Repeat the material verbatim. Images are excluded from the copy.

··· RAW DATA ···

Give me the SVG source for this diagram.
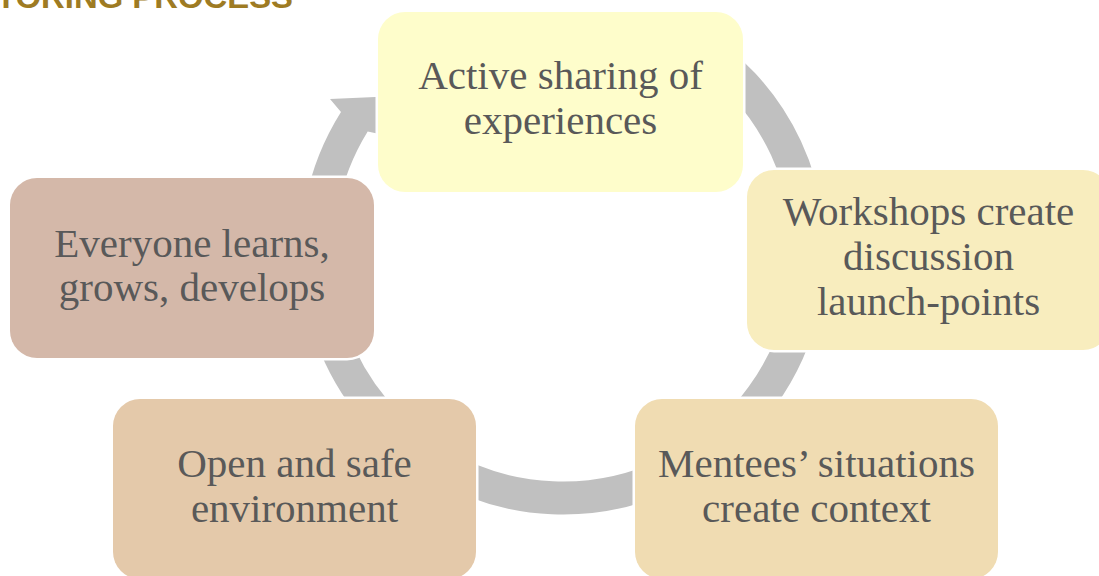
<svg xmlns="http://www.w3.org/2000/svg" width="1099" height="576" viewBox="0 0 1099 576">
  <style>
    .node rect { stroke: #FFFFFF; stroke-width: 5; paint-order: stroke; }
    .label { font-family: "Liberation Serif", "Times New Roman", serif; font-size: 41px; fill: #595959; text-anchor: middle; }
    .arc { fill: none; stroke: #C0C0C0; stroke-width: 33; }
    .head { fill: #C0C0C0; stroke: none; }
    .title { font-family: "Liberation Sans", Arial, sans-serif; font-weight: bold; font-size: 32px; fill: #9E7B23; }
  </style>
  <rect x="0" y="0" width="1099" height="576" fill="#FFFFFF"/>
  <text class="title" x="-4" y="8" textLength="297" lengthAdjust="spacingAndGlyphs">TORING PROCESS</text>

  <g id="connectors">
    <path class="arc" d="M 686 39 A 246 246 0 0 1 805.3 294.7"/>
    <path class="arc" d="M 803.6 303.1 A 246 246 0 0 1 686 465"/>
    <path class="arc" d="M 667 475 A 246 246 0 0 1 440 465"/>
    <path class="arc" d="M 421.9 453.5 A 246 246 0 0 1 325.4 315.7"/>
    <path class="head" d="M 304.5 297.6 A 262.5 262.5 0 0 1 341 112 L 330 99 L 398 96 L 398 138 L 367.7 131.5 A 229.5 229.5 0 0 0 337 291.8 Z"/>
  </g>

  <g id="node-active" class="node">
    <rect x="378" y="12" width="365" height="180" rx="27" fill="#FEFDCB"/>
    <text class="label" x="560.5" y="89">Active sharing of</text>
    <text class="label" x="560.5" y="134">experiences</text>
  </g>

  <g id="node-workshops" class="node">
    <rect x="747" y="170" width="363" height="180" rx="27" fill="#F8EDBE"/>
    <text class="label" x="928.5" y="225">Workshops create</text>
    <text class="label" x="928.5" y="270">discussion</text>
    <text class="label" x="928.5" y="315">launch-points</text>
  </g>

  <g id="node-mentees" class="node">
    <rect x="635" y="399" width="363" height="180" rx="27" fill="#F0DCB2"/>
    <text class="label" x="816.5" y="477">Mentees’ situations</text>
    <text class="label" x="816.5" y="522">create context</text>
  </g>

  <g id="node-open" class="node">
    <rect x="113" y="399" width="363" height="180" rx="27" fill="#E4C9AA"/>
    <text class="label" x="294.5" y="477">Open and safe</text>
    <text class="label" x="294.5" y="522">environment</text>
  </g>

  <g id="node-everyone" class="node">
    <rect x="10" y="178" width="364" height="180" rx="27" fill="#D4B8A9"/>
    <text class="label" x="192" y="257">Everyone learns,</text>
    <text class="label" x="192" y="301">grows, develops</text>
  </g>
</svg>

···

■ **TASK OUTPUT**
Give me the SVG source for this diagram.
<svg xmlns="http://www.w3.org/2000/svg" width="1099" height="576" viewBox="0 0 1099 576">
  <style>
    .node rect { stroke: #FFFFFF; stroke-width: 5; paint-order: stroke; }
    .label { font-family: "Liberation Serif", "Times New Roman", serif; font-size: 41px; fill: #595959; text-anchor: middle; }
    .arc { fill: none; stroke: #C0C0C0; stroke-width: 33; }
    .head { fill: #C0C0C0; stroke: none; }
    .title { font-family: "Liberation Sans", Arial, sans-serif; font-weight: bold; font-size: 32px; fill: #9E7B23; }
  </style>
  <rect x="0" y="0" width="1099" height="576" fill="#FFFFFF"/>
  <text class="title" x="-4" y="8" textLength="297" lengthAdjust="spacingAndGlyphs">TORING PROCESS</text>

  <g id="connectors">
    <path class="arc" d="M 686 39 A 246 246 0 0 1 805.3 294.7"/>
    <path class="arc" d="M 803.6 303.1 A 246 246 0 0 1 686 465"/>
    <path class="arc" d="M 667 475 A 246 246 0 0 1 440 465"/>
    <path class="arc" d="M 421.9 453.5 A 246 246 0 0 1 325.4 315.7"/>
    <path class="head" d="M 304.5 297.6 A 262.5 262.5 0 0 1 341 112 L 330 99 L 398 96 L 398 138 L 367.7 131.5 A 229.5 229.5 0 0 0 337 291.8 Z"/>
  </g>

  <g id="node-active" class="node">
    <rect x="378" y="12" width="365" height="180" rx="27" fill="#FEFDCB"/>
    <text class="label" x="560.5" y="89">Active sharing of</text>
    <text class="label" x="560.5" y="134">experiences</text>
  </g>

  <g id="node-workshops" class="node">
    <rect x="747" y="170" width="363" height="180" rx="27" fill="#F8EDBE"/>
    <text class="label" x="928.5" y="225">Workshops create</text>
    <text class="label" x="928.5" y="270">discussion</text>
    <text class="label" x="928.5" y="315">launch-points</text>
  </g>

  <g id="node-mentees" class="node">
    <rect x="635" y="399" width="363" height="180" rx="27" fill="#F0DCB2"/>
    <text class="label" x="816.5" y="477">Mentees’ situations</text>
    <text class="label" x="816.5" y="522">create context</text>
  </g>

  <g id="node-open" class="node">
    <rect x="113" y="399" width="363" height="180" rx="27" fill="#E4C9AA"/>
    <text class="label" x="294.5" y="477">Open and safe</text>
    <text class="label" x="294.5" y="522">environment</text>
  </g>

  <g id="node-everyone" class="node">
    <rect x="10" y="178" width="364" height="180" rx="27" fill="#D4B8A9"/>
    <text class="label" x="192" y="257">Everyone learns,</text>
    <text class="label" x="192" y="301">grows, develops</text>
  </g>
</svg>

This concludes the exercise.